The graph may give a good sense of the relative amounts of monuments in each of the zip codes over time, but if I was able to spend more time on this project, I would’ve loved to find a way to organize the packed bubbles in a manner mirroring their relative geographic locations. It is unclear just how the packed bubbles are arranged, but if it were possible to visualize their locations it would help those viewing the graph get a greater sense of where monuments were erected over time within the city of Baltimore. Additionally, the monuments in a zip code are seen as a monolithic mass instead a collection of individual artworks, letting the viewer lose sight of the meaning of these totals.
Link to interactive Tableau plot
My second and final visualization is a Gantt plot, also via Tableau. Each monument is individually plotted by their date and zip code. The data is, of course, the same as that in the packed bubbles graph with the same top zip codes, but the format of the Gantt plot gives a greater idea of both the sheer number of individual monuments created over the centuries and in which years monument construction was more frequent. By clicking on each data point in the plot, you can see both the zip code and date for each monument, offering a more detailed picture of the monuments built over time in Baltimore. As in the packed bubble graph, there is no indication of how the monuments are related to each other geographically, but in the case of the Gantt plot we are precluded from doing so by the format itself.

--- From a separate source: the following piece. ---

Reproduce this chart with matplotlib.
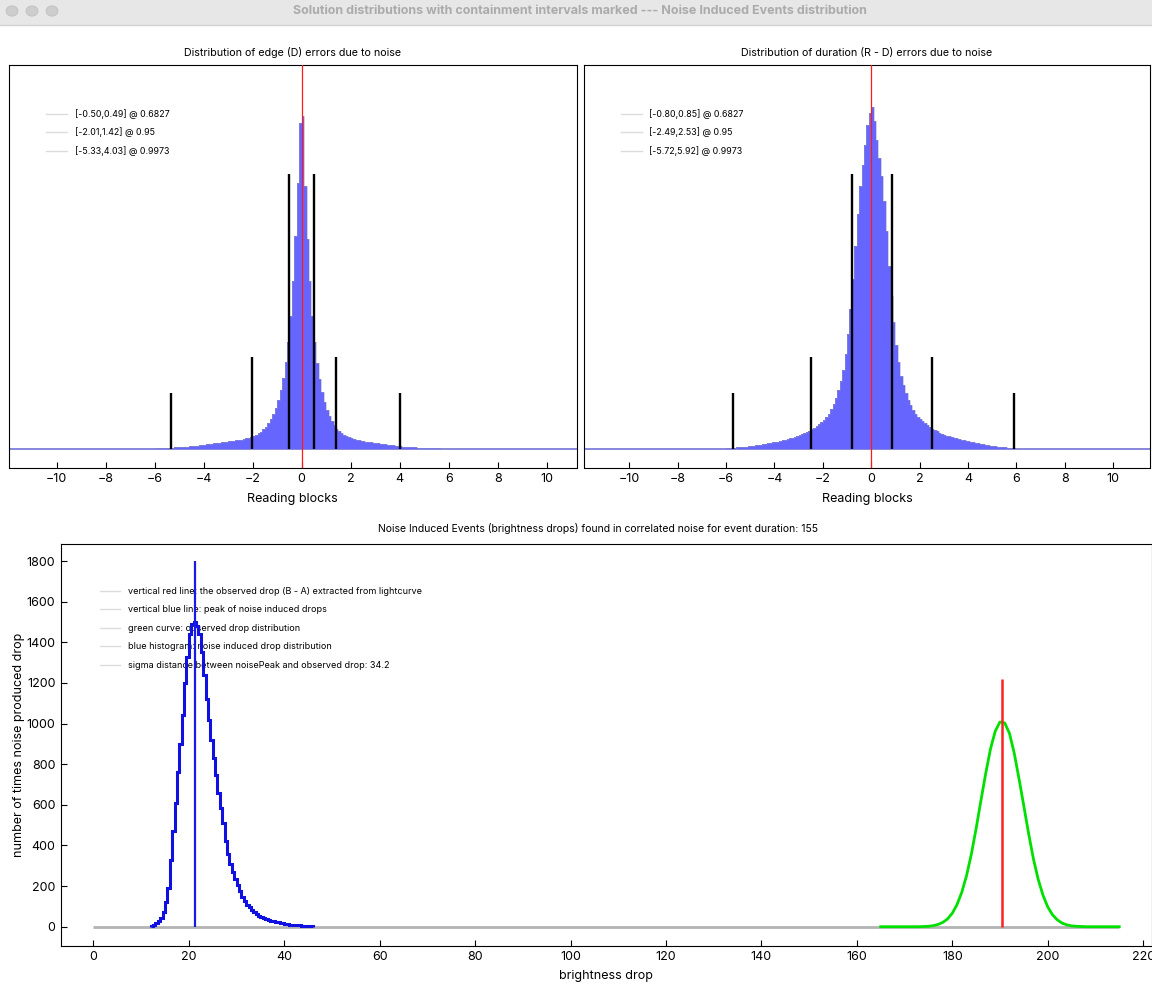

I was surprised by the high concentration of monuments constructed in multiple zip codes from the mid-1970s and on. The greatest increase in monuments appears to have occurred in the late 19th and early 20th centuries, but there appears to be more data points concentrated towards the right end of the x-axis instead of near its middle. This may indicate that for Baltimore overall, the greatest increase in monuments occurred during the late 19th and early 20th centuries, but in many individual zip codes the greatest increases have occurred within the last half-century.
Although the data and its visualizations revealed fascinating insights, my analysis hasn’t completely answered my main questions: why were the monuments in Baltimore concentrated where they were, and why were they constructed when they were constructed? If given the chance, I would love to analyze historical economic data for, and the social history of, these areas within the context of Baltimore as a whole. The analysis in the number of monuments by zip code over time has given some vital clues related to the change in the city’s geography and contemporary historical events, but it doesn’t fully explain how the greatest number of monuments can be found in 3 zip codes containing, respectively, a commercial/financial/government district, a lower-income residential area, and a university district.
Kelly, Cindy. 2011. Outdoor Sculpture in Baltimore: A Historical Guide to Public Art in the Monumental City. Baltimore: The Johns Hopkins University Press.
Baltimore Office of Promotion & The Arts. “Public Art Commission.” Accessed July 5th, 2024. https://www.promotionandarts.org/about-us/public-arts-commission/.
Humphries, Lance. 2015. “What’s In A Name? Baltimore - ‘The Monumental City.’” Maryland Historical Magazine 110 (2): 253 - 270.